Concernant l’Ukraine, les choses se sont passées ainsi. J’ai réalisé un recueil d’articles concernant la guerre dans le Donbass. Sans beaucoup approfondir les choses. Mais j’étais résolument contre le régime ukrainien, pour ces gens qui ne voulaient pas entendre parler des fonds d’investissement américains, d’une rupture avec la Russie, qui voulaient continuer à parler leur langue, qui résistaient au rouleau compresseur ultralibéral, en train de ne faire qu’une bouchée de leur pays, dévorer leur pays, l’Ukraine. Quitte à s’en séparer, à voler de leurs propres ailes.

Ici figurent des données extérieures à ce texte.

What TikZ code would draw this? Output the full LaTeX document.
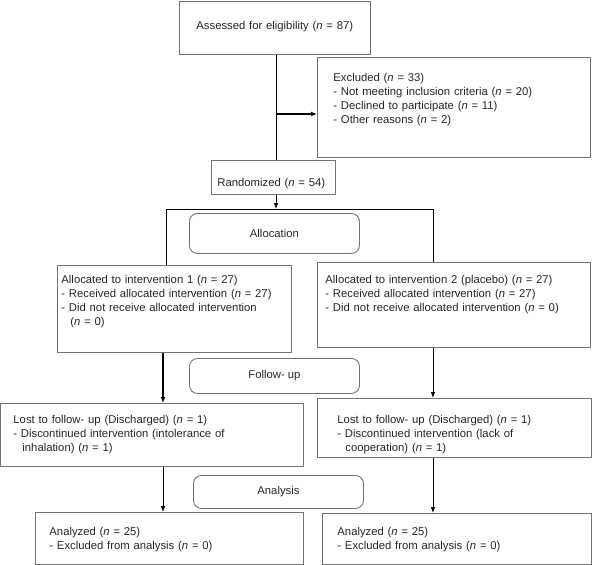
\documentclass[tikz,border=0pt]{standalone}
\usepackage{fontspec}
\setmainfont{Liberation Sans}
\usetikzlibrary{arrows.meta}

\begin{document}
\begin{tikzpicture}[x=1pt,y=-1pt,font=\fontsize{11.3}{14}\selectfont,text=black!85,
    box/.style={draw=black!55,line width=.9pt,anchor=north west,inner ysep=0pt,align=left},
    stage/.style={draw=black!55,line width=.9pt,rounded corners=8pt,anchor=north west,
      inner sep=0pt,minimum width=170pt},
    link/.style={line width=.8pt},
    arr/.style={-{Latex[length=6pt,width=4.5pt]},line width=.8pt},
    thickarr/.style={-{Latex[length=6pt,width=5pt]},line width=1.6pt}]
      \useasboundingbox (0,0) rectangle (606,565);
      \node[box,inner xsep=17pt,text width=157pt,text height=28.5pt,text depth=24.5pt]
        (assess) at (179,1) {Assessed for eligibility (\textit{n} = 87)};
      \node[box,inner xsep=16pt,text width=241pt,text height=24pt,text depth=76pt]
        (excl) at (317,57) {Excluded (\textit{n} = 33)\\
        - Not meeting inclusion criteria (\textit{n} = 20)\\
        - Declined to participate (\textit{n} = 11)\\
        - Other reasons (\textit{n} = 2)};
      \node[box,inner xsep=6pt,text width=112pt,text height=26.5pt,text depth=7.5pt]
        (rand) at (211,160) {Randomized (\textit{n} = 54)};
      \node[stage,minimum height=40pt] (alloc) at (189,213) {Allocation};
      \node[box,inner xsep=4pt,text width=226pt,text height=18.5pt,text depth=68.5pt]
        (alloc1) at (57,265) {Allocated to intervention 1 (\textit{n} = 27)\\
        - Received allocated intervention (\textit{n} = 27)\\
        - Did not receive allocated intervention\\
        \hspace*{9pt}(\textit{n} = 0)};
      \node[box,inner xsep=8pt,text width=257pt,text height=21.5pt,text depth=63.5pt]
        (alloc2) at (317,262) {Allocated to intervention 2 (placebo) (\textit{n} = 27)\\
        - Received allocated intervention (\textit{n} = 27)\\
        - Did not receive allocated intervention (\textit{n} = 0)};
      \node[stage,minimum height=35pt] (follow) at (189,358) {Follow- up};
      \node[box,inner xsep=13pt,text width=277pt,text height=20pt,text depth=43pt]
        (lost1) at (0,403) {Lost to follow- up (Discharged) (\textit{n} = 1)\\
        - Discontinued intervention (intolerance of\\
        \hspace*{9pt}inhalation) (\textit{n} = 1)};
      \node[box,inner xsep=20pt,text width=234pt,text height=25pt,text depth=34pt]
        (lost2) at (317,398) {Lost to follow- up (Discharged) (\textit{n} = 1)\\
        - Discontinued intervention (lack of\\
        \hspace*{8pt}cooperation) (\textit{n} = 1)};
      \node[stage,minimum height=33pt] (analysis) at (193,475) {Analysis};
      \node[box,inner xsep=14pt,text width=240pt,text height=23pt,text depth=29pt]
        (anlz1) at (35,512) {Analyzed (\textit{n} = 25)\\
        - Excluded from analysis (\textit{n} = 0)};
      \node[box,inner xsep=15pt,text width=239pt,text height=22pt,text depth=29pt]
        (anlz2) at (322,513) {Analyzed (\textit{n} = 25)\\
        - Excluded from analysis (\textit{n} = 0)};
      \coordinate (split) at (276,114);
      \coordinate (lsplit) at (166,209);
      \coordinate (rcol) at (433,209);
      \coordinate (lcol) at (163,209);
      \draw[link] (assess.south -| split) -- (rand.north -| split);
      \draw[thickarr] (split) -- (excl.west |- split);
      \draw[arr] (rand.south -| split) -- (split |- rcol);
      \draw[link] (alloc1.north -| lsplit) -- (lsplit) -- (rcol) -- (alloc2.north -| rcol);
      \draw[thickarr] (alloc1.south -| lcol) -- (lost1.north -| lcol);
      \draw[arr] (lost1.south -| lcol) -- (anlz1.north -| lcol);
      \draw[arr] (alloc2.south -| rcol) -- (lost2.north -| rcol);
      \draw[arr] (lost2.south -| rcol) -- (anlz2.north -| rcol);
    \end{tikzpicture}
\end{document}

Les gens ont changé depuis les années 90. La situation aussi. Leur sens critique s’est émoussé. Il n’y a pas de débat public au sujet de l’Ukraine. La plus grande partie des débats, des prises de positions servent à justifier le gouvernement ukrainien, à stigmatiser les Russes. il en est ainsi depuis bien avant le 24 février 2022.
Lorsque les Russes passent à l’offensive, je suis convaincu qu’il n’y a rien d’autre à faire. Mais la propagande est unanime. Elle critique l’invasion russe. Je me demande un moment sur quel pied danser. Je me demande quoi. Et puis subitement, je me dis une chose: c’est faux. Les médias mentent en bloc. Il y a longtemps qu’ils en ont pris l’habitude. Ils ne disent pas la vérité. Il faut prendre à tout prix le contre-pied de ce qu’ils racontent. J’essaie de construire un modèle d’argumentation pour démonter plus facilement les constructions qu’ils échafaudent. Je connais Chomsky depuis longtemps. Je le lis et le relis. Je passe mon temps à me documenter. Je prends avant tout position sur Facebook. Je défends le bien-fondé de l’intervention russe, que je juge inespérée. Je me dis qu’il faut arrêter l’OTAN et surtout l’Union européenne. J’ai acquis la conviction qu’en fait, c’est l’Occident qui a envahi l’Ukraine. Il a organisé un putsch, et depuis lors, il a pris en main les commandes de ce pays. Il a délibérément provoquer une guerres en s’efforçant de ridiculiser les Russes, en les critiquant à tour de bras, en se moquant des accords de Minsk. Les Ukrainiens n’ont rien à dire. L’Occident se sert d’une minorité agissante originaire de Lviv, dont l’idéologie est le néonazisme, qu’il a placée un peu partout aux commandes. Il faut une certaine force de caractère pour rejeter en bloc les affirmations occidentales alors que les Occidentaux réagissent avec passion, qu’ils semblent plus déterminés que jamais, qu’ils mentent avec effronterie, qu’ils profèrent des menaces.
J’ai un peu oublié le Plumitif dans l’intervalle. La feuille de chou n’existe plus. Le blog est une fois de plus à refaire.